We have seen what happens when power turns inward—when it begins to believe it answers only to itself.

There was a time when presidents understood that authority came with limits. Not just legal limits, but moral ones. They did not see disagreement—especially from moral voices—as something to be attacked or dismissed. They saw it as part of the responsibility of governing.

Dwight D. Eisenhower led without spectacle. He did not confuse the office with personal validation. He understood that trust is earned quietly—and lost quickly when power begins to serve itself.

John F. Kennedy, facing deep suspicion as the first Catholic president, made something unmistakably clear: his faith would inform his conscience, but it would not be used as a political instrument. He drew that line not to weaken religion, but to protect it from politics.

When Ronald Reagan worked alongside Pope John Paul II, their relationship was not built on flattery or grievance. It was grounded in a shared understanding that moral authority does not belong to any one office—and certainly not to any one man.

Barack Obama was openly challenged by Pope Francis on issues of inequality and responsibility. There was no public retaliation. Only the recognition that leadership does not silence conscience.

And in the most trying moment in our history, Abraham Lincoln did not claim that God stood with him. He asked whether he stood with God. That distinction—quiet and understated—is the difference between humility and arrogance, between leadership and its imitation.

That is the measure of leadership.

Leadership, in its truest form, does not seek to overpower moral authority. It does not try to redefine it or bend it to serve its own ends. It respects it—and is willing to be corrected by it.

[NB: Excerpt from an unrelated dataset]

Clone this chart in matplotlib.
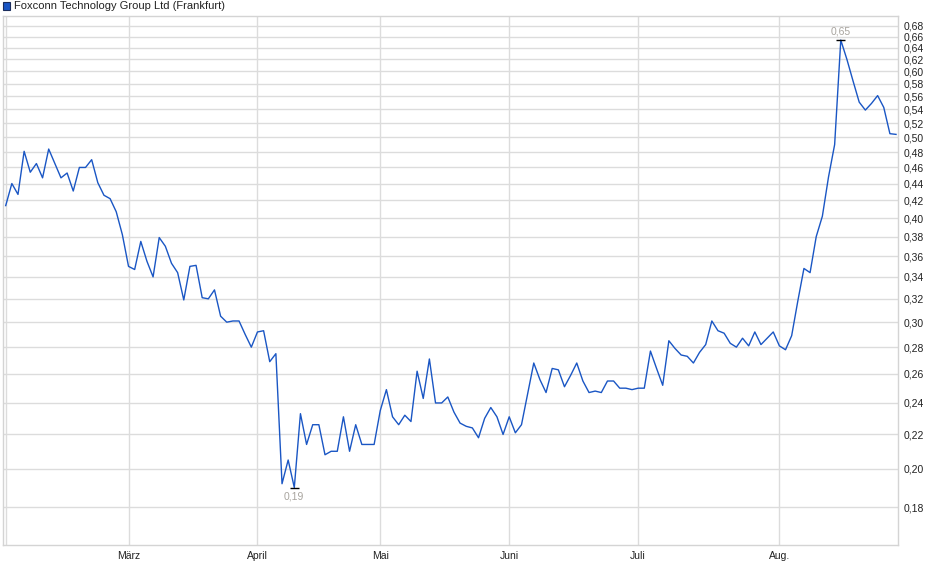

Because power, if it is to mean anything at all, must answer to something beyond itself.

What we are seeing today is not just a break in tone. It is a break in understanding—a rejection of the idea that leadership requires restraint, that it benefits from challenge, and is accountable to something higher than its own voice.

The presidency was never meant to elevate the individual above the principles it is sworn to uphold. It was meant to reflect them.

And when it no longer does, the loss is not political—it’s ethical.